"Bar of a Gambling Saloon," "Drawn on Wood by Mr. L.C. Martin, from Designs by Frank Marryat," illustration for From Mountains to Molehills..., 1885. Larger.
During the Gold Rush, San Francisco bustled with myriad business activities, but when it came to recreation, the choices were pretty slim.
British travel writer Frank Marryat arrived in California in 1850, eager to record Gold Rush goings-on, including the peculiar manners displayed in San Francisco "drinking-bars."
The better description of drinking-bars are fitted up with great taste, and at enormous expense. Order and quiet are preserved within them during the day; they are generally supplied with periodicals and newspapers, and business assignations are made and held in them at all hours. Every body in the place is generous and lavish of money; and perhaps one reason for so many drinks being consumed is in fact that there is ever some liberal sould who is not content until he has ranged some twenty of his acquaintances at the bar; and ehwn each one is suplied with a "drink," he says, "My respects gentlemen!" and the twenty heads being simultaneously thrown back, down go "straight brandies," "Queen-Charlottes," "stone-fences," "Champagne-cocktails," and "sulky sangarees," while the liberal entertainer discharges the score, and each one hurries to his business. There is no one in such a hurry as a Californian, but he always has time to take a drink.
"Mountains and Molehills...," frontispiece, 1855. Larger.
Though some of us may scoff, the purchase and use of firearms in California is strictly regulated; looking at conditions during the Gold Rush may give us a clue as to why.
Frank Marryat, an English travel writer and sportsman, was familiar with firearms. But during his tour of Gold Rush California, even he was astonished to see them so casually brandished.
Previous to the last San Francisco fire I have recorded, burglaries were so common, that it became necessary to carry fire-arms after dark, more particularly as the streets were not lighted. An acquaintance of mine was walking late one night through a street which was apparently deserted, and in which one dim light alone shed a sickly ray from over the door of a closed restaurant. As he reached this spot, a man started from the obscurity, and requested with the politeness of a Claude Duval to know the time. With equal civility, my friend presented the dial of his watch to the light, and allowing the muzzle of his revolver to rest gracefully upon the turnip, he invited the stranger to inspect for himself. Slowly the latter advanced, and the sickly ray gleamed likewise on the barrel of his "six-shooter," as with some difficulty he satisfied himself respecting the time.

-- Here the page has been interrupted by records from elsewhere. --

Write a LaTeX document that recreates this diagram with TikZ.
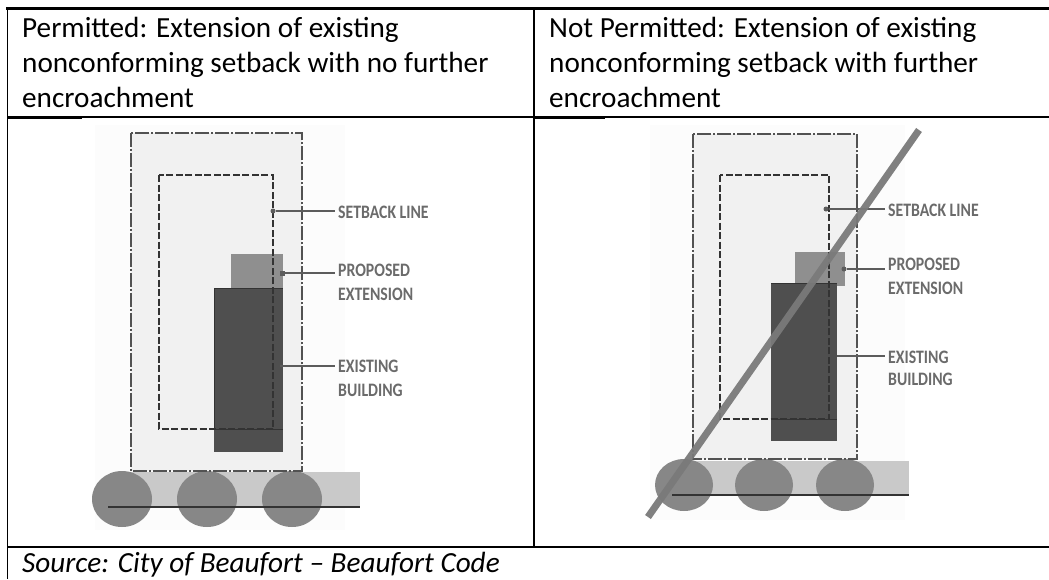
\documentclass[tikz,border=0pt]{standalone}
\usepackage{fontspec}
\setmainfont{Carlito}
\definecolor{lbl}{gray}{0.42}
\definecolor{lead}{gray}{0.36}
\definecolor{halo}{gray}{0.99}
\definecolor{plot}{gray}{0.945}
\definecolor{road}{gray}{0.79}
\definecolor{tree}{gray}{0.53}
\definecolor{ext}{gray}{0.56}
\definecolor{bldg}{gray}{0.31}
\definecolor{edge}{gray}{0.2}
\tikzset{
  rule/.style={black,line width=1.5pt},
  head/.style={font=\fontsize{29.2}{35}\selectfont,anchor=base west,inner sep=0pt},
  callout/.style={font=\fontsize{19}{22}\bfseries\selectfont,text=lbl,anchor=west,inner sep=0pt,xscale=.83,transform shape},
  leader/.style={lead,line width=1.2pt},
  tipdot/.style={circle,fill=lead,inner sep=0pt,minimum size=5pt},
  outerline/.style={draw=edge!85,line width=1.3pt,dash pattern=on 14pt off 2pt on 2pt off 2pt},
  innerline/.style={draw=edge,line width=1.2pt,dash pattern=on 7pt off 2.5pt},
}
\begin{document}
\begin{tikzpicture}[x=1pt,y=-1pt]
\useasboundingbox (0,0) rectangle (1049,579);
\fill[white] (0,0) rectangle (1049,579);
% --- left drawing
\fill[halo] (95,125) rectangle (345,530);
\fill[plot] (131,133) rectangle (302,471);
\fill[road] (122,472) rectangle (360,507);
\foreach \c in {122,207,292} \fill[tree] (\c,499) ellipse [x radius=30,y radius=28];
\fill[ext] (231,254) rectangle (283,288);
\fill[bldg] (214,288) rectangle (283,452);
\draw[edge,line width=1pt] (214,429) -- (283,429) (214,288) -- (283,288) (214,288) -- (214,429);
\draw[outerline] (131,133) rectangle (302,471);
\draw[innerline] (159,175) rectangle (273,429);
\draw[edge,line width=1.3pt] (108,507) -- (360,507);
\node[tipdot] (a1) at (273,211) {};
\node[tipdot,rectangle] (a2) at (282,273) {};
\coordinate (a3) at (280,366);
\node[callout] (s1) at (338,212) {SETBACK LINE};
\node[callout] (p1) at (338,270) {PROPOSED};
\node[callout] (x1) at (338,294) {EXTENSION};
\node[callout] (e1) at (338,366) {EXISTING};
\node[callout] (b1) at (338,390) {BUILDING};
\draw[leader] (a1) -- (335,211);
\draw[leader] (a2) -- (335,273);
\draw[leader] (a3) -- (335,366);
% --- right drawing
\fill[halo] (650,125) rectangle (905,520);
\fill[plot] (693,134) rectangle (857,459);
\fill[road] (684,461) rectangle (909,495);
\foreach \c in {684,764,845} \fill[tree] (\c,485) ellipse [x radius=29,y radius=26];
\fill[ext] (795,252) rectangle (845,286);
\fill[bldg] (771,283) rectangle (837,441);
\draw[edge,line width=1pt] (771,419) -- (837,419) (771,283) -- (837,283);
\draw[outerline] (693,134) rectangle (857,459);
\draw[innerline] (720,175) rectangle (829,419);
\draw[edge,line width=1.3pt] (672,495) -- (909,495);
\node[tipdot] (c1) at (826,209) {};
\node[tipdot] (c2) at (844,269) {};
\coordinate (c3) at (837,356);
\node[callout] (s2) at (888,210) {SETBACK LINE};
\node[callout] (p2) at (888,264) {PROPOSED};
\node[callout] (x2) at (888,288) {EXTENSION};
\node[callout] (e2) at (888,357) {EXISTING};
\node[callout] (b2) at (888,379) {BUILDING};
\draw[leader] (c1) -- (885,209);
\draw[leader] (c2) -- (885,269);
\draw[leader] (c3) -- (885,356);
\coordinate (sA) at (648,517);
\coordinate (sB) at (919,130);
\draw[black!52,line width=7pt,opacity=.95] (sA) -- (sB);
% --- table rules
\draw[rule,line width=3pt] (6,8) -- (1049,8);
\draw[rule] (7.5,8) -- (7.5,579);
\draw[rule] (534,8) -- (534,547);
\draw[rule] (7.5,117) -- (1049,117);
\draw[rule,line width=2.4pt] (7.5,117.5) -- (82,117.5) (534,117.5) -- (605,117.5);
\draw[rule,line width=2.4pt] (7.5,547) -- (1049,547);
% --- table text
\node[head] (h1) at (22,37) {Permitted: Extension of existing};
\node[head] (h2) at (22,72) {nonconforming setback with no further};
\node[head] (h3) at (22,107) {encroachment};
\node[head] (h4) at (549,37) {Not Permitted: Extension of existing};
\node[head] (h5) at (549,72) {nonconforming setback with further};
\node[head] (h6) at (549,107) {encroachment};
\node[head,font=\fontsize{29.2}{35}\itshape\selectfont] (src) at (22,572.5) {Source: City of Beaufort – Beaufort Code};
\end{tikzpicture}
\end{document}
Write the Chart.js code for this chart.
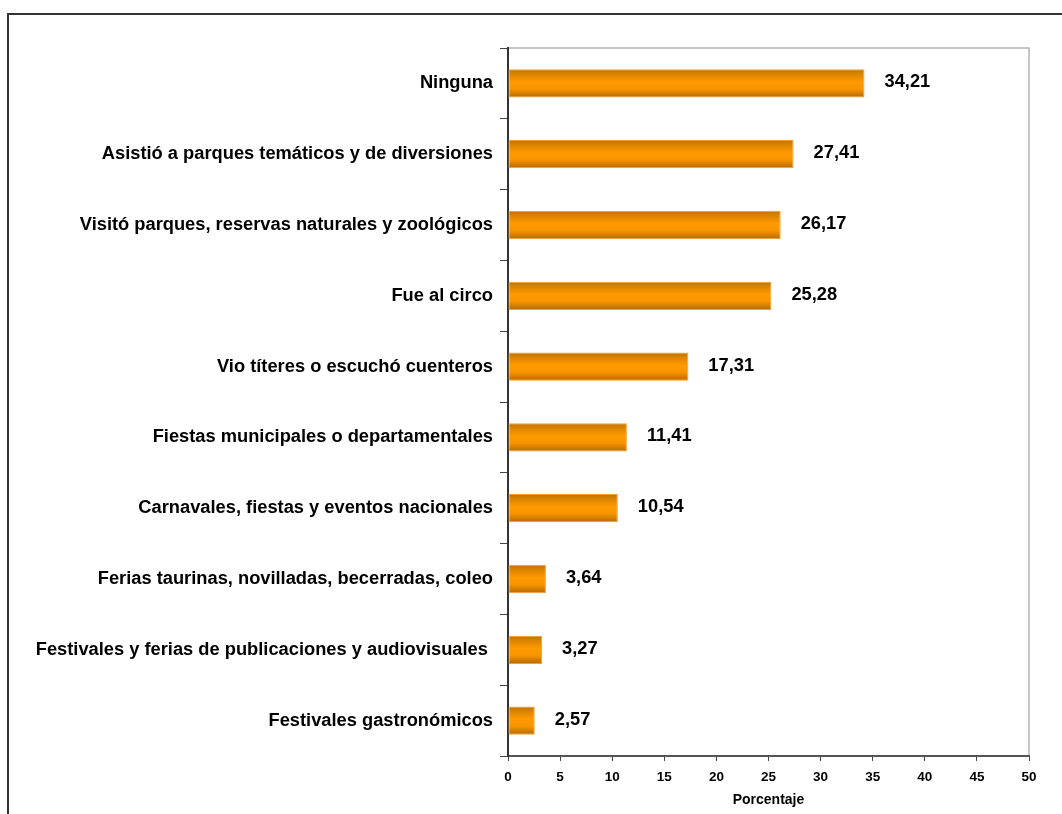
<!DOCTYPE html>
<html>
<head>
<meta charset="utf-8">
<script src="https://cdn.jsdelivr.net/npm/chart.js@4.4.1/dist/chart.umd.min.js"></script>
<style>
  html, body { margin: 0; padding: 0; background: #fff; }
  #c { display: block; }
</style>
</head>
<body>
<canvas id="c" width="1062" height="814"></canvas>
<script>
const categories = [
  "Ninguna",
  "Asistió a parques temáticos y de diversiones",
  "Visitó parques, reservas naturales y zoológicos",
  "Fue al circo",
  "Vio títeres o escuchó cuenteros",
  "Fiestas municipales o departamentales",
  "Carnavales, fiestas y eventos nacionales",
  "Ferias taurinas, novilladas, becerradas, coleo",
  "Festivales y ferias de publicaciones y audiovisuales ",
  "Festivales gastronómicos"
];
const percentages = [34.21, 27.41, 26.17, 25.28, 17.31, 11.41, 10.54, 3.64, 3.27, 2.57];
const xTicks = [0, 5, 10, 15, 20, 25, 30, 35, 40, 45, 50];
const xTitle = "Porcentaje";

const FONT = "'Liberation Sans', Arial, Helvetica, sans-serif";

function fmt(v) { return v.toFixed(2).replace('.', ','); }

const framePlugin = {
  id: 'frame',
  beforeDraw(chart) {
    const ctx = chart.ctx;
    ctx.save();
    ctx.fillStyle = '#fff';
    ctx.fillRect(0, 0, chart.width, chart.height);
    ctx.strokeStyle = '#333';
    ctx.lineWidth = 2;
    ctx.beginPath();
    ctx.moveTo(8, chart.height);
    ctx.lineTo(8, 14);
    ctx.lineTo(chart.width, 14);
    ctx.stroke();
    const a = chart.chartArea;
    ctx.strokeStyle = '#b4b4b4';
    ctx.lineWidth = 1.5;
    ctx.beginPath();
    ctx.moveTo(a.left, a.top);
    ctx.lineTo(a.right, a.top);
    ctx.lineTo(a.right, a.bottom);
    ctx.stroke();
    ctx.restore();
  }
};

const valueLabels = {
  id: 'valueLabels',
  afterDatasetsDraw(chart) {
    const ctx = chart.ctx;
    const meta = chart.getDatasetMeta(0);
    ctx.save();
    ctx.font = "bold 18.3px " + FONT;
    ctx.fillStyle = '#000';
    ctx.textAlign = 'left';
    ctx.textBaseline = 'middle';
    meta.data.forEach((el, i) => {
      ctx.fillText(fmt(percentages[i]), el.x + 20, el.y - 1);
    });
    ctx.restore();
  }
};

function barGradient(context) {
  const chart = context.chart;
  const ys = chart.scales && chart.scales.y;
  if (!ys || context.type !== 'data') return '#ff9900';
  const y = ys.getPixelForValue(context.dataIndex);
  if (!isFinite(y)) return '#ff9900';
  const h = 14;
  const g = chart.ctx.createLinearGradient(0, y - h, 0, y + h);
  g.addColorStop(0, '#c07000');
  g.addColorStop(0.15, '#d88200');
  g.addColorStop(0.45, '#ff9a00');
  g.addColorStop(0.7, '#f89400');
  g.addColorStop(1, '#b46a00');
  return g;
}

new Chart(document.getElementById('c'), {
  type: 'bar',
  data: {
    labels: categories,
    datasets: [{
      data: percentages,
      backgroundColor: barGradient,
      borderColor: '#f0a030',
      borderWidth: 1,
      borderSkipped: false,
      categoryPercentage: 0.4,
      barPercentage: 1.0
    }]
  },
  options: {
    indexAxis: 'y',
    responsive: false,
    animation: false,
    devicePixelRatio: 1,
    layout: { padding: { top: 48, right: 33, left: 0, bottom: 0 } },
    plugins: {
      legend: { display: false },
      tooltip: { enabled: false }
    },
    scales: {
      x: {
        type: 'linear',
        min: 0,
        max: 50,
        afterBuildTicks(scale) { scale.ticks = xTicks.map(v => ({ value: v })); },
        afterFit(scale) { scale.height = 58; },
        grid: {
          display: true,
          drawOnChartArea: false,
          drawTicks: true,
          tickLength: 5,
          color: '#444'
        },
        border: { display: true, color: '#555', width: 2 },
        ticks: {
          color: '#000',
          padding: 8,
          font: { family: FONT, size: 13.5, weight: 'bold' },
          callback: (v) => String(v)
        },
        title: {
          display: true,
          text: xTitle,
          color: '#000',
          font: { family: FONT, size: 14, weight: 'bold' },
          padding: { top: 0, bottom: 5 }
        }
      },
      y: {
        type: 'category',
        afterFit(scale) { scale.width = 508; },
        grid: {
          display: true,
          offset: true,
          drawOnChartArea: false,
          drawTicks: true,
          tickLength: 8,
          color: '#444'
        },
        border: { display: true, color: '#333', width: 2 },
        ticks: {
          color: '#000',
          padding: 7,
          autoSkip: false,
          font: { family: FONT, size: 18.3, weight: 'bold' }
        }
      }
    }
  },
  plugins: [framePlugin, valueLabels]
});
</script>
</body>
</html>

Both then prepared to depart, and for the first time the light fell on their faces; then these desperate fellows discovered that they were no burglars, but old acquaintances, who had dined in company on that very evening. But this is not the only part of the world where it is prudent to look on every man as a rogue until you know him to be honest.
Frank Marryat returned to England in 1853. He died just two years later, the same year that his Gold Rush chronicle Mountains and Molehills appeared.
"Acres and acres of empty oyster shells. Piles 15 deep in places.," photographed by Lewis Wickes Hine, 1909. Larger.
California has its own version of the old cliche "necessity is the mother of invention." Here, desire is the mother of opportunity.
In 1850 Francis Marryat left England for Californa, intent on gathering material for a book. He found plenty to write about, including California's incipient oyster industry.
It is not until you have been a long time without an oyster that you find how indispensable to your complete happiness this bivalve is; so soon as the want of it was generally expressed by the inhabitants of San Francisco, some enterprising individual gave his attention to the subject, and, after an adventurous voyage of discovery along the coast, he found a bed, and returned with a cargo of natives in triumph. . . They were very small innocent oysters at first, and tasted like a teaspoonful of salt water; they also cost sixpence a piece, which was about their weight in silver; but they were oysters; a victory had been gained; an imperious want had been supplied: we thought of this as we swallowed them, and were grateful for them even at the price. Since then the submarine colony has thrived so well that oysters in San Francisco are not only large, but comparatively cheap, so that many of the inhabitants gratuitously supply the city with pavement by throwing the shells out into the street, as oyster-venders do in every city in the world where the law permits.